Few political events since the 1999 presidential elections have drawn as much public attention as the recent Indonesian Democratic Party for Struggle Congress. This was certainly not at least due to the fact that many people were keen to see how the party would deal with an emerging internal opposition and with Megawati Soekarnoputri's two competitors -- Dimyati Hartono and Eros Djarot -- for the top post. All those who had hoped that the party would live up to the noble principle as reflected in its name, namely to fight for democracy, must have been gravely disappointed. To me, the congress seemed to be a nearly perfect copy of past Golkar congresses under the direction of former president Soeharto.
It is quite obvious that chairwoman Megawati Soekarnoputri is not willing to allow an internal party opposition. This may lead to the question of how she might deal with an opposition in the legislature, if her party were to win the 2004 general elections and she were to become president. It is also obvious that Megawati and her fanatic supporters have judged the candidacy of Dimyati Hartono and Eros Djarot not as a legitimate and democratic proceeding but as lese-majesty (insult to her majesty) that deserves to be punished.

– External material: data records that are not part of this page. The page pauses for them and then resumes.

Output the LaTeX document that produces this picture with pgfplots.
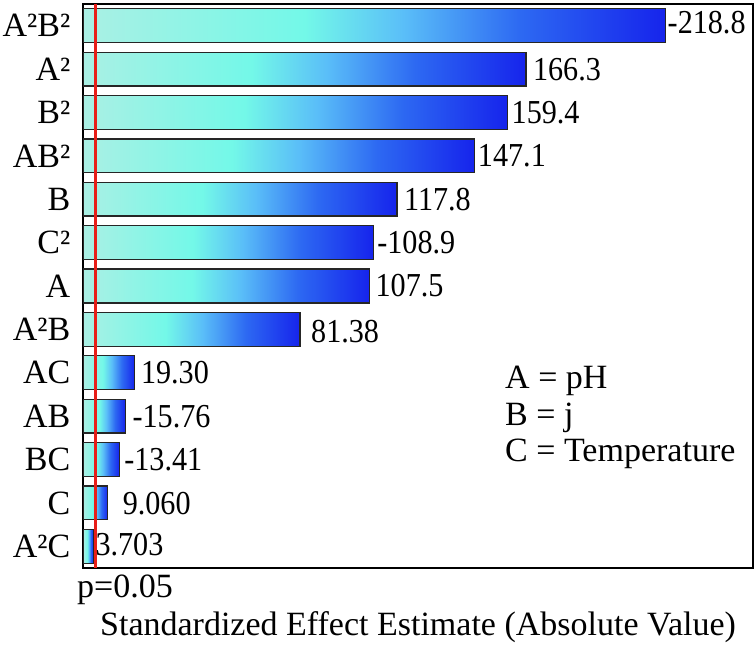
\documentclass[border=0pt]{standalone}
\usepackage{fontspec}
\setmainfont{Liberation Serif}
\newfontfamily\numfont[FakeStretch=0.9]{Liberation Serif}
\usepackage{pgfplots}
\pgfplotsset{compat=1.18}
\definecolor{g0}{RGB}{170,240,228}
\definecolor{g1}{RGB}{115,248,232}
\definecolor{g2}{RGB}{90,190,248}
\definecolor{g3}{RGB}{45,105,242}
\definecolor{g4}{RGB}{22,36,236}
\definecolor{pred}{RGB}{232,30,24}
\pgfdeclarehorizontalshading{barshade}{100bp}{color(0bp)=(g0); color(25bp)=(g0); color(44bp)=(g1); color(52.5bp)=(g2); color(62.5bp)=(g3); color(75bp)=(g4); color(100bp)=(g4)}
\pgfplotsset{mybar/.style={xbar, bar width=0.78, bar shift=0pt, draw=black!85, line width=1.3pt, shading=barshade}}
\tikzset{lab/.style={anchor=base west, inner sep=0pt, font=\fontsize{34}{40}\selectfont},
 num/.style={anchor=base west, inner sep=0pt, font=\numfont\fontsize{33.5}{38}\selectfont}}
\begin{document}
\begin{tikzpicture}
\begin{axis}[
 at={(0pt,0pt)}, anchor=south west,
 scale only axis, width=669pt, height=564pt,
 xmin=0, xmax=251.5, ymin=-0.5, ymax=12.5,
 xtick=\empty,
 ytick={0,...,12},
 yticklabels={A²C,C,BC,AB,AC,A²B,A,C²,B,AB²,B²,A²,A²B²},
 major tick length=0pt,
 axis line style={line width=2pt},
 tick label style={font=\fontsize{34}{40}\selectfont},
 yticklabel style={inner sep=0pt, xshift=-13pt},
 clip=false,
]
\addplot[mybar] coordinates {(218.8,12)};
\addplot[mybar] coordinates {(166.3,11)};
\addplot[mybar] coordinates {(159.4,10)};
\addplot[mybar] coordinates {(147.1,9)};
\addplot[mybar] coordinates {(117.8,8)};
\addplot[mybar] coordinates {(108.9,7)};
\addplot[mybar] coordinates {(107.5,6)};
\addplot[mybar] coordinates {(81.38,5)};
\addplot[mybar] coordinates {(19.30,4)};
\addplot[mybar] coordinates {(15.76,3)};
\addplot[mybar] coordinates {(13.41,2)};
\addplot[mybar] coordinates {(9.060,1)};
\addplot[mybar] coordinates {(3.703,0)};
\addplot[pred, line width=3pt, no marks] coordinates {(4.33,-0.5) (4.33,12.5)};
\node[num, xshift=2pt, yshift=-8pt] at (axis cs:218.8,12) {-218.8};
\node[num, xshift=7pt, yshift=-11pt] at (axis cs:166.3,11) {166.3};
\node[num, xshift=4pt, yshift=-11pt] at (axis cs:159.4,10) {159.4};
\node[num, xshift=3pt, yshift=-11pt] at (axis cs:147.1,9) {147.1};
\node[num, xshift=7pt, yshift=-11pt] at (axis cs:117.8,8) {117.8};
\node[num, xshift=4pt, yshift=-11pt] at (axis cs:108.9,7) {-108.9};
\node[num, xshift=6pt, yshift=-11pt] at (axis cs:107.5,6) {107.5};
\node[num, xshift=11pt, yshift=-13.5pt] at (axis cs:81.38,5) {81.38};
\node[num, xshift=6pt, yshift=-11pt] at (axis cs:19.30,4) {19.30};
\node[num, xshift=7pt, yshift=-11pt] at (axis cs:15.76,3) {-15.76};
\node[num, xshift=5pt, yshift=-11pt] at (axis cs:13.41,2) {-13.41};
\node[num, xshift=15pt, yshift=-12pt] at (axis cs:9.060,1) {9.060};
\node[num, xshift=2pt, yshift=-9pt] at (axis cs:3.703,0) {3.703};
\end{axis}
\node[lab] at (-6.5pt,-30pt) {p=0.05};
\node[lab, anchor=base] at (334.5pt,-67pt) {Standardized Effect Estimate (Absolute Value)};
\node[lab] at (421.5pt,179pt) {A = pH};
\node[lab] at (421.5pt,142pt) {B = j};
\node[lab] at (421.5pt,106pt) {C = Temperature};
\pgfresetboundingbox
\path[use as bounding box] (-83.5pt,-77pt) rectangle (671.5pt,568pt);
\end{tikzpicture}
\end{document}
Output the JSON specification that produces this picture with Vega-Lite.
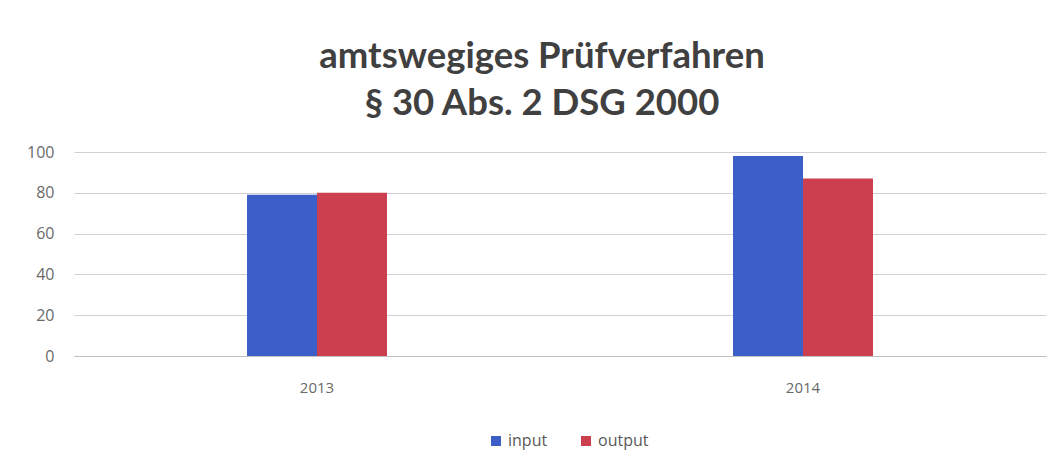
{
  "$schema": "https://vega.github.io/schema/vega-lite/v6.json",
  "width": 972,
  "height": 204,
  "padding": {"left": 26, "top": 38, "right": 12, "bottom": 5},
  "background": "white",
  "title": {
    "text": ["amtswegiges Prüfverfahren", "§ 30 Abs. 2 DSG 2000"],
    "font": "Lato",
    "fontSize": 36.5,
    "fontWeight": "bold",
    "color": "#404040",
    "lineHeight": 47,
    "anchor": "middle",
    "dx": -18,
    "offset": 22
  },
  "data": {
    "values": [
      {"year": "2013", "series": "input", "value": 79},
      {"year": "2013", "series": "output", "value": 80},
      {"year": "2014", "series": "input", "value": 98},
      {"year": "2014", "series": "output", "value": 87}
    ]
  },
  "mark": {"type": "bar"},
  "encoding": {
    "x": {
      "field": "year",
      "type": "nominal",
      "scale": {"paddingInner": 0.712, "paddingOuter": 0.356},
      "axis": {
        "title": null,
        "labelAngle": 0,
        "labelFont": "Open Sans",
        "labelFontSize": 15,
        "labelColor": "#6a6a6a",
        "labelPadding": 24,
        "ticks": false,
        "domainColor": "#bfbfbf",
        "domainWidth": 1
      }
    },
    "xOffset": {"field": "series", "type": "nominal"},
    "y": {
      "field": "value",
      "type": "quantitative",
      "scale": {"domain": [0, 100]},
      "axis": {
        "title": null,
        "values": [0, 20, 40, 60, 80, 100],
        "labelFont": "Open Sans",
        "labelFontSize": 16,
        "labelColor": "#6a6a6a",
        "labelPadding": 20,
        "ticks": false,
        "domain": false,
        "gridColor": "#d0d0d8",
        "gridWidth": 1
      }
    },
    "color": {
      "field": "series",
      "type": "nominal",
      "scale": {"domain": ["input", "output"], "range": ["#3b5ec8", "#cc3f4e"]},
      "legend": {
        "title": null,
        "orient": "none",
        "legendX": 414,
        "legendY": 281,
        "direction": "horizontal",
        "symbolType": "square",
        "symbolSize": 100,
        "labelFont": "Open Sans",
        "labelFontSize": 16,
        "labelColor": "#595959",
        "columnPadding": 30
      }
    }
  },
  "config": {
    "view": {"stroke": null}
  }
}
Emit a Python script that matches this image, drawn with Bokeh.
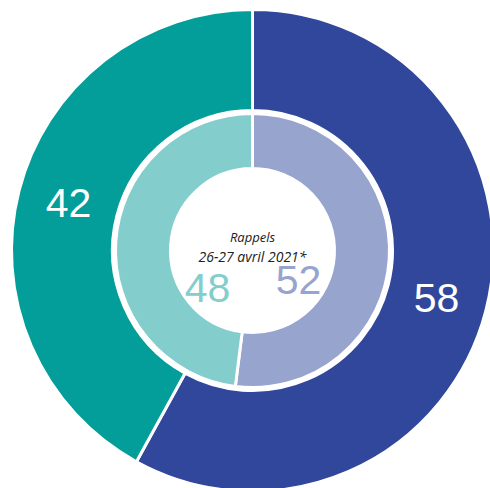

The fact that Megawati was finally reelected by acclamation, and that she was given the right to select the new executive board members instead of a voting process, are proof of the political immaturity of the congress delegates who made these decisions. Even if Megawati would have proposed her election by acclamation as party chairwoman for life, I am sure the majority of delegates would have given her their enthusiastic approval.
I consider it an alarming sign when in a political party which calls itself democratic, members are either not allowed to bring their criticism to the attention of their leaders or agree without question to whatever their leaders deem right. And it is even more alarming if members threaten to mobilize "50 party cadres ... trained in supernatural powers to counter groups which wanted to disrupt the congress and block Megawati from the chairmanship election" (The Jakarta Post, March 27, 2000).
For the party's leaders, the congress could have been a great opportunity to provide badly needed political education to the party's grass roots and the public at large. They certainly failed to make use of this opportunity, perhaps because they need political education themselves -- particularly some basic lessons in democracy.